Outlook for 2026-03-25
Looking ahead to trading tomorrow, traders should focus on key structural levels to confirm the sustainability of today’s breakout. For Bitcoin, the critical level to hold is immediate support at $66,000: a daily close above this level will confirm the breakout is valid, and open the door for a retest of immediate resistance at $68,044 and ultimately the 2026 all-time high at $70,210. If BTC breaks below $66,000, the next key support to watch is $63,862; a break below that level would invalidate today’s breakout and signal a return to the prior $62,500-$67,000 trading range.
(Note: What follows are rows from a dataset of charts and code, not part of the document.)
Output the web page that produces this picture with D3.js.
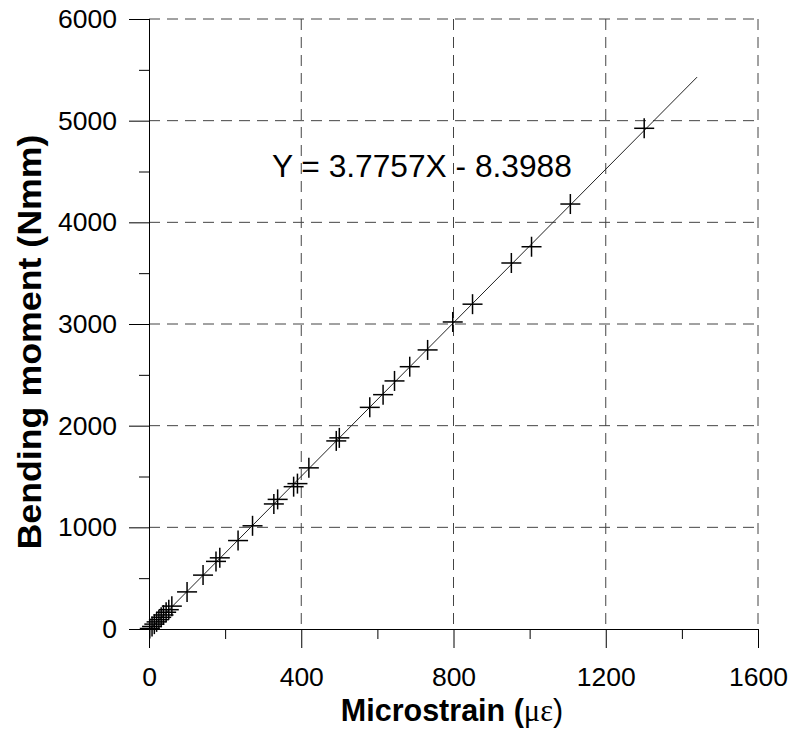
<!DOCTYPE html>
<html>
<head>
<meta charset="utf-8">
<script src="https://cdn.jsdelivr.net/npm/d3@7"></script>
<style>
  body { margin: 0; background: #fff; }
  text { font-family: "Liberation Sans", Arial, sans-serif; fill: #000; }
</style>
</head>
<body>
<script>
// measured points (microstrain, Nmm)
var strain = [2, 8, 14, 20, 26, 32, 38, 45, 52, 60,
              100, 142, 176, 186, 234, 272, 328, 338, 380, 390,
              420, 492, 500, 580, 615, 645, 685, 732, 798, 850,
              952, 1005, 1107, 1301];
var moment = [5, 25, 48, 70, 92, 115, 138, 165, 190, 225,
              365, 530, 665, 700, 870, 1015, 1230, 1275, 1400, 1430,
              1585, 1850, 1880, 2180, 2305, 2440, 2580, 2745, 3020, 3195,
              3600, 3760, 4180, 4925];

// regression  Y = 3.7757X - 8.3988
var slope = 3.7757;
var intercept = -8.3988;
var fitRange = [0, 1440];

var xTicks = [0, 400, 800, 1200, 1600];
var xMinor = [200, 600, 1000, 1400];
var yTicks = [0, 1000, 2000, 3000, 4000, 5000, 6000];
var yMinor = [500, 1500, 2500, 3500, 4500, 5500];

var W = 794, H = 731;
var pLeft = 149, pRight = 758, pTop = 19, pBottom = 629;

var svg = d3.select("body").append("svg")
    .attr("width", W)
    .attr("height", H);

var x = d3.scaleLinear().domain([0, 1600]).range([pLeft, pRight]);
var y = d3.scaleLinear().domain([0, 6000]).range([pBottom, pTop]);

// dashed grid
svg.append("g").selectAll("line")
    .data(xTicks.slice(1))
    .enter().append("line")
    .attr("x1", function(d){ return x(d); })
    .attr("x2", function(d){ return x(d); })
    .attr("y1", pTop)
    .attr("y2", pBottom)
    .attr("stroke", "#444")
    .attr("stroke-width", 1)
    .attr("stroke-dasharray", "11,7");

svg.append("g").selectAll("line")
    .data(yTicks.slice(1))
    .enter().append("line")
    .attr("x1", pLeft)
    .attr("x2", pRight)
    .attr("y1", function(d){ return y(d); })
    .attr("y2", function(d){ return y(d); })
    .attr("stroke", "#444")
    .attr("stroke-width", 1)
    .attr("stroke-dasharray", "11,7");

// axes
var xAxis = svg.append("g")
    .attr("transform", "translate(0," + pBottom + ")")
    .call(d3.axisBottom(x).tickValues(xTicks).tickSize(19).tickSizeOuter(0).tickPadding(19)
        .tickFormat(d3.format("d")));
xAxis.append("g")
    .call(d3.axisBottom(x).tickValues(xMinor).tickSize(10).tickFormat(""));
xAxis.select(".domain").attr("d", "M" + (pLeft - 20) + ",0.5H" + pRight);

var yAxis = svg.append("g")
    .attr("transform", "translate(" + pLeft + ",0)")
    .call(d3.axisLeft(y).tickValues(yTicks).tickSize(20).tickSizeOuter(0).tickPadding(12)
        .tickFormat(d3.format("d")));
yAxis.append("g")
    .call(d3.axisLeft(y).tickValues(yMinor).tickSize(10).tickFormat(""));
yAxis.select(".domain").attr("d", "M0.5," + pTop + "V" + (pBottom + 19));

svg.selectAll(".tick line, .domain").attr("stroke", "#000").attr("stroke-width", 1);
svg.selectAll(".tick text")
    .style("font-family", "'Liberation Sans', Arial, sans-serif")
    .style("font-size", "26.5px")
    .attr("fill", "#000");

// fitted line
svg.append("line")
    .attr("x1", x(fitRange[0]))
    .attr("y1", y(slope * fitRange[0] + intercept))
    .attr("x2", x(fitRange[1]))
    .attr("y2", y(slope * fitRange[1] + intercept))
    .attr("stroke", "#222")
    .attr("stroke-width", 1);

// crosses
var pts = strain.map(function(s, i){ return {s: s, m: moment[i]}; });
var arm = 10;
var marks = svg.append("g").selectAll("g")
    .data(pts)
    .enter().append("g")
    .attr("transform", function(d){ return "translate(" + x(d.s) + "," + y(d.m) + ")"; });
marks.append("line").attr("x1", -arm).attr("x2", arm).attr("y1", 0).attr("y2", 0);
marks.append("line").attr("x1", 0).attr("x2", 0).attr("y1", -arm).attr("y2", arm);
marks.selectAll("line").attr("stroke", "#000").attr("stroke-width", 1.5);

// equation
svg.append("text")
    .attr("x", 272)
    .attr("y", 177)
    .style("font-size", "31.7px")
    .text("Y = 3.7757X - 8.3988");

// axis titles
var xt = svg.append("text")
    .attr("x", 452)
    .attr("y", 721)
    .attr("text-anchor", "middle")
    .style("font-size", "30.5px")
    .style("font-weight", "bold");
xt.append("tspan").text("Microstrain (");
xt.append("tspan").style("font-family", "'Liberation Serif', serif").style("font-weight", "normal").text("με");
xt.append("tspan").style("font-weight", "normal").text(")");

svg.append("text")
    .attr("transform", "translate(41,342) rotate(-90)")
    .attr("text-anchor", "middle")
    .attr("textLength", 415)
    .attr("lengthAdjust", "spacingAndGlyphs")
    .style("font-size", "33px")
    .style("font-weight", "bold")
    .text("Bending moment (Nmm)");
</script>
</body>
</html>
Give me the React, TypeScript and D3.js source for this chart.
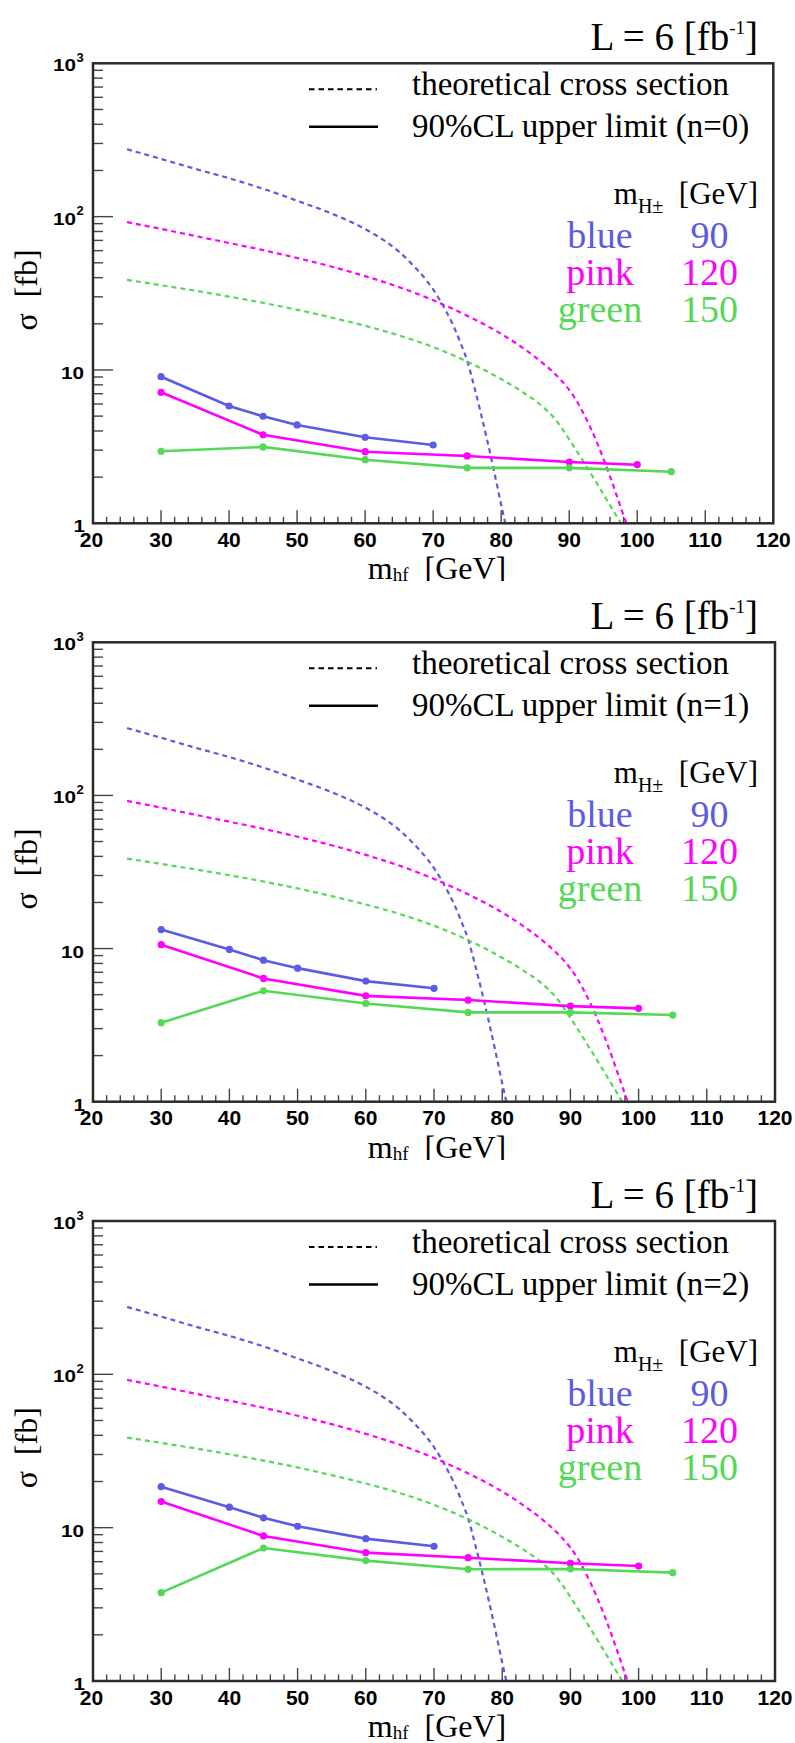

For Ethereum, the critical support level is $3,350, with immediate resistance at $3,500.
Key potential catalysts for tomorrow’s trading include the release of US initial jobless claims data, scheduled for 8:30 AM ET. A hotter-than-expected reading could reinforce expectations that the Federal Reserve will delay rate cuts beyond June 2026, which would likely put pressure on risk assets including crypto, while a cooler-than-expected reading would boost rate cut expectations and add fuel to today’s rally. Additionally, $3.2 billion in Bitcoin options and $1.8 billion in Ethereum options are set to expire on 2026-03-25, with max pain for BTC at $65,000, which could create short-term volatility around the 8 AM UTC expiry deadline. The base case for tomorrow is a mild pullback to retest the $66,000 breakout level, followed by consolidation ahead of another attempt at $68,000 resistance, aligned with the 4-hour bearish divergence noted earlier.
Risk Warning
Cryptocurrency markets are extremely volatile, and all trading and investing carries significant risk of capital loss. The analysis provided in this review is for educational and informational purposes only, and does not constitute personalized investment advice or a recommendation to buy or sell any digital asset. Past performance is not indicative of future results, and traders should never risk more capital than they can afford to lose. Market conditions can change rapidly due to unexpected macroeconomic, regulatory, or technical events, and all positions should be managed with appropriate risk controls.